Но в связи с тем, что непосредственно касается нашей темы, рассмотрим отрывок из письма, написанного Галуа его другу, где он формулирует теорему о «периодах» некоторого класса интегралов. Эта теорема, ясная для нас, не могла быть понята учёными, жившими в эпоху Галуа: эти «периоды» не имели смысла при состоянии науки того времени; они приобрели смысл лишь благодаря некоторым принципам теории функций, теперь классическим, но открытым четверть века спустя после смерти Галуа. Итак, нужно допустить: 1) что Галуа должен был каким-то образом составить себе представление об этих принципах; 2) что они должны были остаться для него неосознанными, так как на них у него нет и намёка, хотя они сами по себе составляют важное открытие.
Случай Галуа заслуживает внимания в связи с подчёркнутым нами выше различием. С некоторой точки зрения он нам напоминает Эрмита. Как и Эрмит, Галуа является глубоким аналитиком, хотя и стал энтузиастом науки благодаря курсу геометрии Лежандра. Один из его первых опытов (когда он ещё был на лицейской скамье) носил геометрический характер, но он остался единственным. Любопытная вещь: преподаватель математики в лицее у Галуа, г-н Ришар (заслугой которого является то, что он сразу же открыл необыкновенные способности Галуа), через пятнадцать лет стал преподавателем Эрмита; но это надо рассматривать как простое совпадение, так как очевидно, что гений таких людей является даром природы, независимо ни от какого образования.
С другой стороны, Галуа, который был очевидным представителем интуитивных умов по нашему определению (А), не кажется таковым по определению (Б). В доказательстве общей теоремы, которая содержит окончательное решение основной проблемы алгебры, нет следа «рассеянных идей», нет комбинаций разнородных по внешности принципов; его мысль, так сказать, интенсивна, но не экстенсивна.
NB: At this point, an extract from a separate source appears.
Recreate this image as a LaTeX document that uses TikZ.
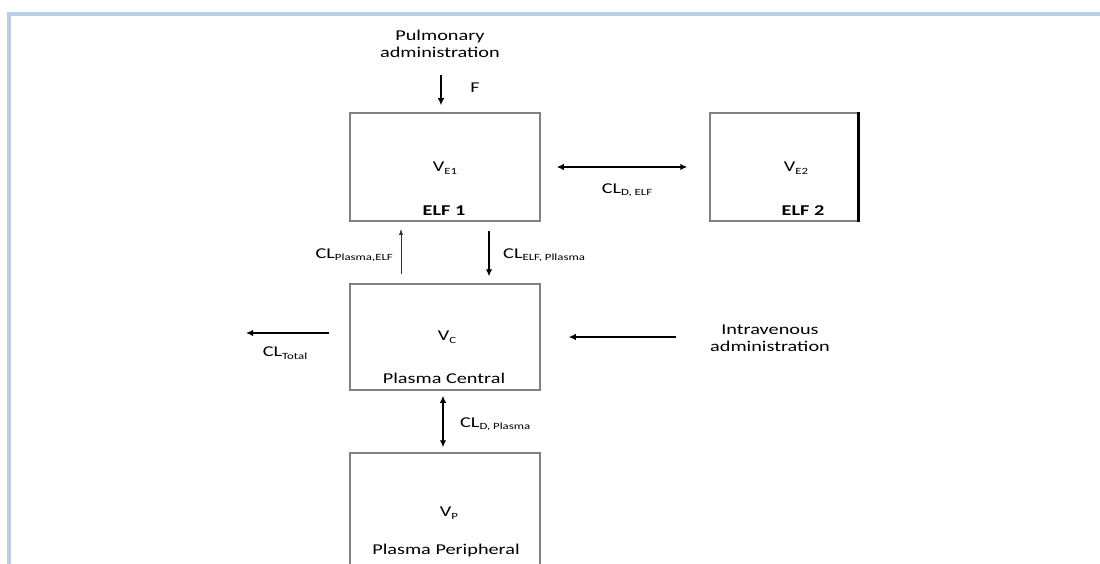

И я склоняюсь к тому, чтобы это же сказать об открытиях, содержащихся в его последнем письме (написанном в ночь перед его роковой дуэлью), хотя течение его мыслей не могло проявиться так же отчётливо в этой серии лишь кратко высказанных результатов. Это не исключает возможности случайной связи между аспектами (А) и (Б) интуиции; но в случае Галуа эти аспекты кажутся независимыми друг от друга.
Вместе с тем ясно, что Галуа глубоко отличается от Эрмита, чьё открытие квадратичных форм — типичный пример «мышления около».
Исторические сравнения
В подобных случаях приходится признать, что некоторые части умственного процесса развиваются в столь глубоких слоях бессознательного, что от нашего сознания остаются скрытыми элементы, которые могут быть даже очень важными. Здесь мы вновь подходим к явлению раздвоения личности в том смысле, как его рассматривали психологи XIX века.
История даёт нам даже примеры как бы посредников между этими двумя типами явлений. Сократ был уверен, что его идеи были ему продиктованы его личным демоном, и Нума Помпилий часто консультировался у нимфы по имени Эгерия.
Видимо, можно говорить об аналогичном примере и из области математики. Кардано был не только изобретателем знаменитого «карданова подвеса», но он основательно преобразовал математику изобретением мнимых чисел. Напомним, что такое мнимая величина: алгебраические правила показывают, что квадрат всякого числа, положительного или отрицательного, есть число положительное; следовательно, говорить о квадратном корне из отрицательного числа является просто абсурдом. Кардано сознательно допускает такой абсурд и приступает к действиям над этими «мнимыми» числами.